▸ Data provided:
* * * * *

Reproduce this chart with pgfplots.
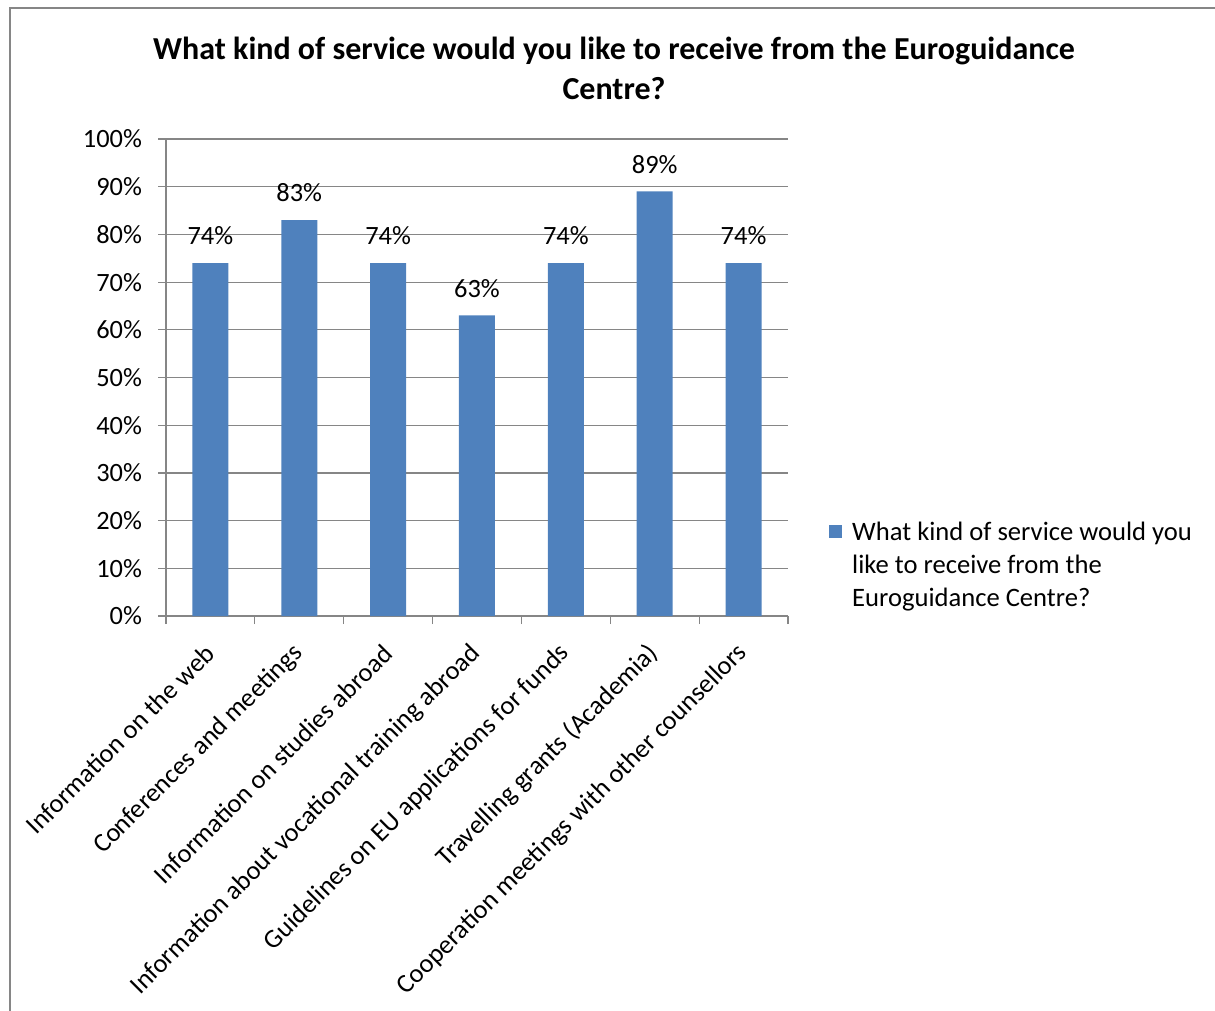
\documentclass[border=0pt]{standalone}
\usepackage{pgfplots}
\pgfplotsset{compat=1.18}
\usepackage{fontspec}
\setmainfont{Carlito}
\definecolor{barblue}{RGB}{79,129,189}
\definecolor{gridgray}{RGB}{134,134,134}
\definecolor{framegray}{RGB}{134,134,134}
\begin{document}
\begin{tikzpicture}
\useasboundingbox (0pt,0pt) rectangle (607.5pt,-505.5pt);
\draw[framegray, line width=1pt] (5pt,-505.5pt) -- (5pt,-4pt) -- (607.5pt,-4pt);
\node[align=center, font=\fontsize{16}{20}\selectfont\bfseries] at (307pt,-34pt)
  {What kind of service would you like to receive from the Euroguidance\\Centre?};
\begin{axis}[
  at={(83pt,-308pt)}, anchor=south west,
  scale only axis,
  width=311pt, height=238.5pt,
  ymin=0, ymax=100,
  xmin=-0.5, xmax=6.5,
  ytick={0,10,...,100},
  yticklabel={\pgfmathprintnumber{\tick}\%},
  /pgf/number format/assume math mode=true,
  xtick={0,1,2,3,4,5,6},
  xticklabels={Information on the web, Conferences and meetings, Information on studies abroad, Information about vocational training abroad, Guidelines on EU applications for funds, Travelling grants (Academia), Cooperation meetings with other counsellors},
  minor xtick={-0.5,0.5,...,6.5},
  major x tick style={draw=none},
  minor tick length=4pt,
  major tick length=4pt,
  tick align=outside,
  tick style={gridgray, line width=0.6pt},
  ymajorgrids,
  grid style={gridgray, line width=0.6pt},
  axis x line*=bottom, axis y line*=left,
  axis line style={-, gridgray, line width=0.6pt},
  ticklabel style={font=\fontsize{13.2}{15}\selectfont},
  xticklabel style={rotate=45, anchor=east, xshift=-5.6pt, yshift=-8.8pt},
  yticklabel style={xshift=-4.5pt},
  ybar, bar width=18pt,
  nodes near coords={\pgfmathprintnumber{\pgfplotspointmeta}\%},
  nodes near coords style={font=\fontsize{13.2}{15}\selectfont, black, /pgf/number format/assume math mode=true, yshift=5.5pt},
  legend style={at={(1.056,0.18)}, anchor=west, draw=none, fill=none, font=\fontsize{13.3}{16.5}\selectfont},
  legend cell align=left,
  legend image code/.code={\fill[barblue] (0pt,-4pt) rectangle (6.5pt,2.5pt);},
]
\addplot[fill=barblue, draw=none] coordinates {(0,74) (1,83) (2,74) (3,63) (4,74) (5,89) (6,74)};
\addlegendentry{\hspace{3pt}\begin{tabular}[t]{@{}l@{}}What kind of service would you\\like to receive from the\\Euroguidance Centre?\end{tabular}}
\end{axis}
\end{tikzpicture}
\end{document}
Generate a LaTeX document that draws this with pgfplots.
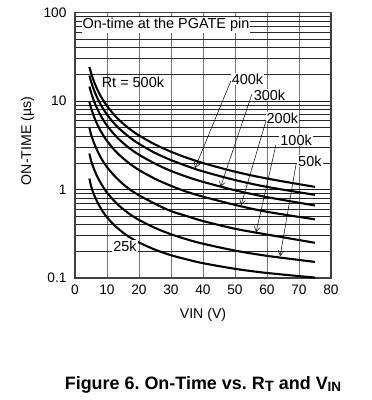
\documentclass[border=0pt]{standalone}
\usepackage{pgfplots}
\pgfplotsset{compat=1.18}
\usepackage{fontspec}
\setmainfont{Liberation Sans}
\usetikzlibrary{arrows.meta}
\begin{document}
\frenchspacing
\begin{tikzpicture}
\useasboundingbox (-75bp,-122bp) rectangle (297bp,278bp);
\begin{axis}[
  scale only axis, width=256bp, height=265.5bp,
  at={(0,0)}, anchor=south west,
  xmin=0, xmax=80, ymin=0.1, ymax=100, ymode=log,
  xtick={0,10,...,80},
  ytick={0.1,1,10,100}, yticklabels={0.1,1,10,100},
  /pgf/number format/assume math mode=true,
  major tick length=0pt, minor tick length=0pt,
  xmajorgrids=true, ymajorgrids=true, yminorgrids=true,
  every major x grid/.style={black!55, line width=0.8pt},
  every major y grid/.style={black!90, line width=0.6pt},
  every minor y grid/.style={black!85, line width=0.6pt},
  axis line style={black!75, line width=1.1pt},
  tick label style={font=\fontsize{13.8}{14}\selectfont},
  xticklabel style={yshift=-3bp},
  yticklabel style={xshift=-5bp},
  label style={font=\fontsize{14.2}{15}\selectfont},
  xlabel={VIN (V)}, ylabel={ON-TIME (µs)},
  xlabel style={at={(axis description cs:0.5,-0.139)}, anchor=center},
  ylabel style={at={(axis description cs:-0.186,0.516)}, anchor=center},
  clip=false,
]
\tikzset{curve/.style={black, solid, line width=2.1pt, smooth, mark=none}}
% Rt = 500k
\addplot[curve] coordinates {(4.5,24.24)(5,20.88)(5.5,18.34)(6,16.35)(7,13.44)(8,11.41)(9,9.92)(10,8.77)(12,7.13)(14,6.00)(17,4.86)(20,4.08)(25,3.23)(30,2.67)(35,2.28)(40,1.99)(50,1.59)(60,1.33)(75,1.07)};
% 400k
\addplot[curve] coordinates {(4.5,19.40)(5,16.72)(5.5,14.68)(6,13.09)(7,10.76)(8,9.14)(9,7.95)(10,7.03)(12,5.71)(14,4.81)(17,3.90)(20,3.28)(25,2.59)(30,2.15)(35,1.84)(40,1.60)(50,1.28)(60,1.07)(75,0.87)};
% 300k
\addplot[curve] coordinates {(4.5,14.57)(5,12.55)(5.5,11.03)(6,9.83)(7,8.09)(8,6.87)(9,5.97)(10,5.28)(12,4.30)(14,3.62)(17,2.93)(20,2.47)(25,1.96)(30,1.62)(35,1.39)(40,1.22)(50,0.98)(60,0.82)(75,0.66)};
% 200k
\addplot[curve] coordinates {(4.5,9.73)(5,8.38)(5.5,7.37)(6,6.57)(7,5.41)(8,4.60)(9,4.00)(10,3.54)(12,2.88)(14,2.43)(17,1.97)(20,1.66)(25,1.32)(30,1.10)(35,0.94)(40,0.83)(50,0.67)(60,0.56)(75,0.46)};
% 100k
\addplot[curve] coordinates {(4.5,4.95)(5,4.22)(5.5,3.71)(6,3.31)(7,2.73)(8,2.32)(9,2.02)(10,1.79)(12,1.47)(14,1.24)(17,1.01)(20,0.86)(25,0.69)(30,0.57)(35,0.50)(40,0.44)(50,0.36)(60,0.31)(75,0.25)};
% 50k
\addplot[curve] coordinates {(4.5,2.55)(5,2.13)(5.5,1.88)(6,1.68)(7,1.39)(8,1.19)(9,1.04)(10,0.92)(12,0.76)(14,0.645)(17,0.53)(20,0.453)(25,0.368)(30,0.312)(35,0.273)(40,0.244)(50,0.204)(60,0.178)(75,0.152)};
% 25k
\addplot[curve] coordinates {(4.5,1.33)(5,1.10)(5.5,0.965)(6,0.865)(7,0.72)(8,0.618)(9,0.543)(10,0.486)(12,0.404)(14,0.348)(17,0.29)(20,0.252)(25,0.209)(30,0.181)(35,0.162)(40,0.147)(50,0.127)(60,0.114)(75,0.101)};

\tikzset{lbl/.style={fill=white, inner sep=1pt, font=\fontsize{14.5}{15}\selectfont}}
\node[lbl, anchor=west] at (axis cs:2.0,72.3) {On-time at the PGATE pin};
\node[font=\fontsize{14.5}{15}\selectfont] at (axis cs:18.1,16.3) {Rt = 500k};
\node[lbl] at (axis cs:15.6,0.226) {25k};
\node[lbl] at (axis cs:53.9,17.7) {400k};
\node[lbl] at (axis cs:60.8,11.7) {300k};
\node[lbl] at (axis cs:64.8,6.43) {200k};
\node[lbl] at (axis cs:69.1,3.63) {100k};
\node[lbl] at (axis cs:73.4,2.1) {50k};
\tikzset{arr/.style={black, line width=0.5pt, -{Straight Barb[length=5pt,width=6pt]}}}
\draw[arr] (axis cs:48.75,17.0) -- (axis cs:37.5,1.75);
\draw[arr] (axis cs:55.3,12.0) -- (axis cs:45.5,1.075);
\draw[arr] (axis cs:59.7,6.0) -- (axis cs:51.9,0.668);
\draw[arr] (axis cs:62.8,3.2) -- (axis cs:56.6,0.331);
\draw[arr] (axis cs:69.1,1.95) -- (axis cs:64.1,0.177);
\end{axis}
\node[font=\bfseries\fontsize{18}{19}\selectfont] at (128bp,-106.5bp)
  {Figure 6. On-Time vs. R\raisebox{-0.3ex}{\fontsize{15}{15}\selectfont T} and V\raisebox{-0.3ex}{\fontsize{13.5}{13.5}\selectfont IN}};
\end{tikzpicture}
\end{document}
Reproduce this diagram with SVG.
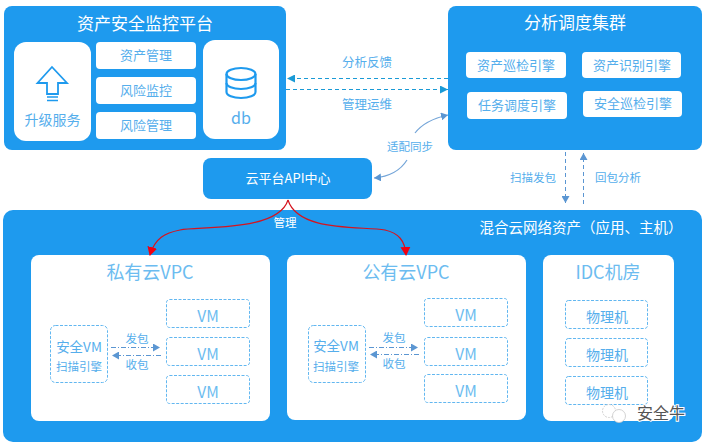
<svg xmlns="http://www.w3.org/2000/svg" width="708" height="444" viewBox="0 0 708 444">
<style>
text{font-family:"Noto Sans CJK SC","Liberation Sans",sans-serif;text-anchor:middle;font-weight:400}
.panel{fill:#1e9aee}
.card{fill:#fff}
.w{fill:#fff}
.b{fill:#55aeec}
.lb{fill:#6cbcf0}
.dash{fill:#fff;stroke:#62b7f0;stroke-width:1;stroke-dasharray:3 1.5}
.f14{font-size:14px}.f13{font-size:13px}.f12{font-size:12.500px}.f11{font-size:11.500px}.f18{font-size:18px}.f17{font-size:17px}.vm{font-size:15.500px}
.conn{fill:none}
.teal{stroke:#1a9ad6;stroke-width:1.2;stroke-dasharray:4 3}
.steel{stroke:#5b96d2;stroke-width:1;stroke-dasharray:4 3}
.mini{stroke:#5b96d2;stroke-width:1;stroke-dasharray:5 2 1 2}
.curve{stroke:#74a5d8;stroke-width:1.2}
.red{stroke:#d5141e;stroke-width:1.2}
</style>
<defs>
<marker id="mt" markerWidth="9" markerHeight="8" refX="8" refY="4" orient="auto" markerUnits="userSpaceOnUse"><path d="M0 0L8 4L0 8z" fill="#1a9ad6"/></marker>
<marker id="ms" markerWidth="9" markerHeight="8" refX="7" refY="4" orient="auto" markerUnits="userSpaceOnUse"><path d="M0 0L7 4L0 8z" fill="#5b96d2"/></marker>
<marker id="mr" markerWidth="10" markerHeight="10" refX="8" refY="5" orient="auto" markerUnits="userSpaceOnUse"><path d="M0 0L9 5L0 10z" fill="#f00012"/></marker>
</defs>
<rect width="708" height="444" fill="#fff"/>

<g id="monitor-platform">
<rect class="panel" x="4" y="6" width="282" height="144" rx="8"/>
<text class="w f17" x="145" y="30">资产安全监控平台</text>
</g>
<g id="upgrade">
<rect class="card" x="14" y="42" width="77" height="99" rx="12"/>
<path d="M52 67L67 83H58V94H47V83H37.500z" fill="none" stroke="#1e9aee" stroke-width="1.800"/>
<path d="M47 97H58M47 100.500H58" stroke="#1e9aee" stroke-width="1.500"/>
<text class="b f14" x="52.500" y="125">升级服务</text>
</g>
<g id="asset-mgmt"><rect class="card" x="96" y="42" width="100" height="27" rx="4"/><text class="b f13" x="146" y="60">资产管理</text></g>
<g id="risk-monitor"><rect class="card" x="96" y="77" width="100" height="27" rx="4"/><text class="b f13" x="146" y="95">风险监控</text></g>
<g id="risk-mgmt"><rect class="card" x="96" y="112" width="100" height="27" rx="4"/><text class="b f13" x="146" y="130">风险管理</text></g>
<g id="db">
<rect class="card" x="203" y="40" width="76" height="99" rx="12"/>
<g fill="none" stroke="#1e9aee" stroke-width="2.200">
<ellipse cx="241" cy="74" rx="14.500" ry="6"/>
<path d="M226.500 74V92C226.500 95.500 233 98 241 98S255.500 95.500 255.500 92V74"/>
<path d="M226.500 83C226.500 86.500 233 89 241 89S255.500 86.500 255.500 83"/>
</g>
<text class="b" x="241" y="124" font-size="16">db</text>
</g>

<g id="analysis-cluster">
<rect class="panel" x="448" y="6" width="254" height="144" rx="8"/>
<text class="w f17" x="575" y="29">分析调度集群</text>
</g>
<g id="engine-asset-patrol"><rect class="card" x="466" y="52" width="100" height="26" rx="4"/><text class="b f13" x="516" y="70">资产巡检引擎</text></g>
<g id="engine-asset-id"><rect class="card" x="582" y="52" width="99" height="26" rx="4"/><text class="b f13" x="632" y="70">资产识别引擎</text></g>
<g id="engine-task"><rect class="card" x="467" y="92" width="100" height="27" rx="4"/><text class="b f13" x="517" y="110">任务调度引擎</text></g>
<g id="engine-security"><rect class="card" x="583" y="91" width="99" height="26" rx="4"/><text class="b f13" x="633" y="108">安全巡检引擎</text></g>

<g id="api-center">
<rect class="panel" x="203" y="158" width="169" height="41" rx="8"/>
<text class="w f13" x="288" y="183">云平台API中心</text>
</g>

<g id="hybrid-assets">
<rect class="panel" x="3" y="210" width="699" height="232" rx="10"/>
<text class="w" font-size="14.500" x="581" y="233">混合云网络资产（应用、主机）</text>
</g>

<g id="private-vpc">
<rect class="card" x="31" y="255" width="239" height="166" rx="8"/>
<text class="lb f18" x="150" y="279">私有云VPC</text>
</g>
<g id="private-sec"><rect class="dash" x="50.500" y="325.500" width="57" height="57" rx="5"/><text class="b" font-size="13.500" x="79" y="352">安全VM</text><text class="b f11" x="79" y="371">扫描引擎</text></g>
<g id="private-vm1"><rect class="dash" x="166.500" y="299.500" width="83" height="28" rx="3"/><text class="lb vm" x="208" y="321.500">VM</text></g>
<g id="private-vm2"><rect class="dash" x="166.500" y="337.500" width="83" height="28" rx="3"/><text class="lb vm" x="208" y="359.500">VM</text></g>
<g id="private-vm3"><rect class="dash" x="166.500" y="375.500" width="83" height="28" rx="3"/><text class="lb vm" x="208" y="397.500">VM</text></g>

<g id="public-vpc">
<rect class="card" x="287" y="255" width="239" height="165" rx="8"/>
<text class="lb f18" x="406" y="279">公有云VPC</text>
</g>
<g id="public-sec"><rect class="dash" x="308.500" y="325.500" width="57" height="57" rx="5"/><text class="b" font-size="13.500" x="336" y="351">安全VM</text><text class="b f11" x="336" y="371">扫描引擎</text></g>
<g id="public-vm1"><rect class="dash" x="424.500" y="298.500" width="83" height="28" rx="3"/><text class="lb vm" x="466" y="320.500">VM</text></g>
<g id="public-vm2"><rect class="dash" x="424.500" y="337.500" width="83" height="28" rx="3"/><text class="lb vm" x="466" y="359.500">VM</text></g>
<g id="public-vm3"><rect class="dash" x="424.500" y="374.500" width="83" height="28" rx="3"/><text class="lb vm" x="466" y="396.500">VM</text></g>

<g id="idc">
<rect class="card" x="543" y="255" width="131" height="166" rx="8"/>
<text class="lb f18" x="608" y="279">IDC机房</text>
</g>
<g id="idc-pm1"><rect class="dash" x="565.500" y="300.500" width="82" height="28" rx="3"/><text class="b f14" x="607" y="322">物理机</text></g>
<g id="idc-pm2"><rect class="dash" x="565.500" y="338.500" width="82" height="28" rx="3"/><text class="b f14" x="607" y="360">物理机</text></g>
<g id="idc-pm3"><rect class="dash" x="565.500" y="376.500" width="82" height="28" rx="3"/><text class="b f14" x="607" y="398">物理机</text></g>

<g id="connectors" class="conn">
<path class="teal" d="M448 78.500H287" marker-end="url(#mt)"/>
<path class="teal" d="M286 89.500H448" marker-end="url(#mt)"/>
<path class="curve" d="M415 133Q425 120 448 115" marker-end="url(#ms)"/>
<path class="curve" d="M407 160Q397 176 374 178" marker-end="url(#ms)"/>
<path class="steel" d="M565.500 152V203" marker-end="url(#ms)"/>
<path class="steel" d="M583.500 204V153" marker-end="url(#ms)"/>
<path class="red" d="M288 200C278 232 200 226 180 230C165 233 155 238 150 255" marker-end="url(#mr)"/>
<path class="red" d="M288 200C298 232 360 226 385 230C398 233 405 240 406 255" marker-end="url(#mr)"/>
<path class="mini" d="M111 347.500H160" marker-end="url(#ms)"/>
<path class="mini" d="M161 355.500H112" marker-end="url(#ms)"/>
<path class="mini" d="M369 347.500H418" marker-end="url(#ms)"/>
<path class="mini" d="M419 354.500H370" marker-end="url(#ms)"/>
</g>

<g id="connector-labels">
<text class="b f12" x="367" y="67">分析反馈</text>
<text class="b f12" x="367" y="109">管理运维</text>
<text class="b f11" x="410" y="151">适配同步</text>
<text class="b f11" x="533" y="182">扫描发包</text>
<text class="b f11" x="618" y="182">回包分析</text>
<text class="w f11" x="285" y="227">管理</text>
<text class="b f11" x="137" y="343">发包</text>
<text class="b f11" x="137" y="369">收包</text>
<text class="b f11" x="394" y="342">发包</text>
<text class="b f11" x="394" y="368">收包</text>
</g>

<g id="watermark">
<circle cx="609" cy="411" r="6.500" fill="#fff" stroke="#c8c8c8" stroke-width="0.800" stroke-dasharray="2 1"/>
<circle cx="619" cy="416" r="6.500" fill="#fff" stroke="#c8c8c8" stroke-width="0.800"/>
<text x="661" y="419" font-size="16" fill="#555" stroke="#fff" stroke-width="2" paint-order="stroke">安全牛</text>
</g>
</svg>
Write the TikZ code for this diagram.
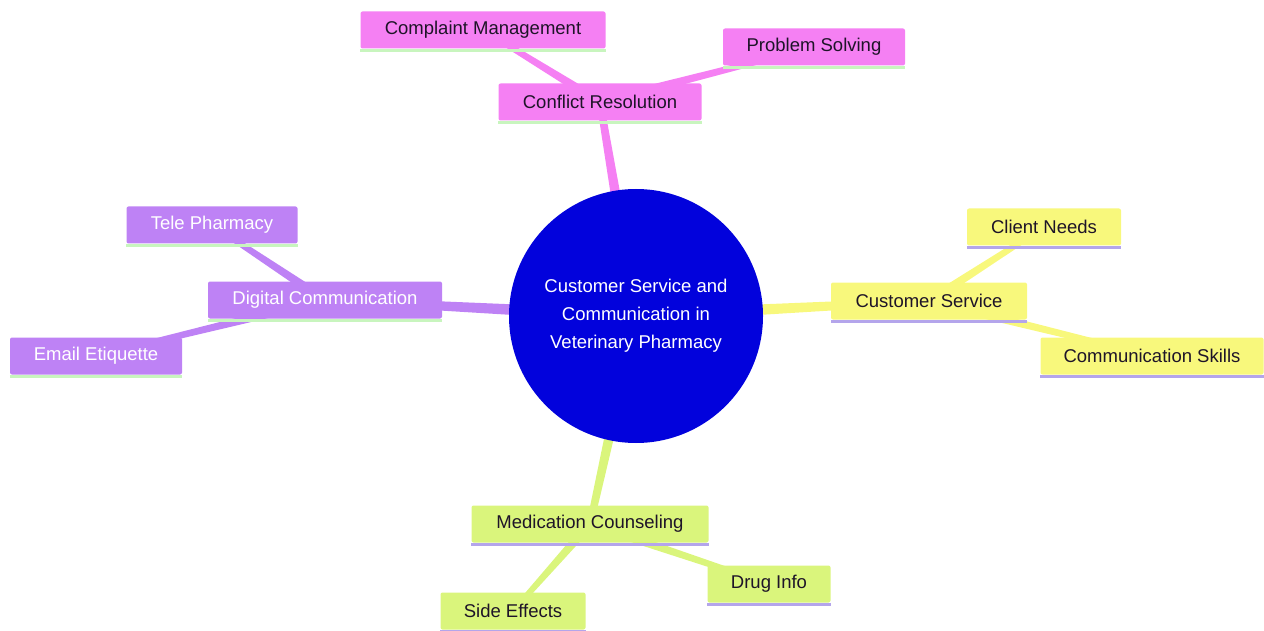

* * * * *

▸ Work to complete: Pull out each line of the records holding the string "diagram".

▸ Right answer:
Reproduce this diagram with SVG.
Write the TikZ code for this diagram.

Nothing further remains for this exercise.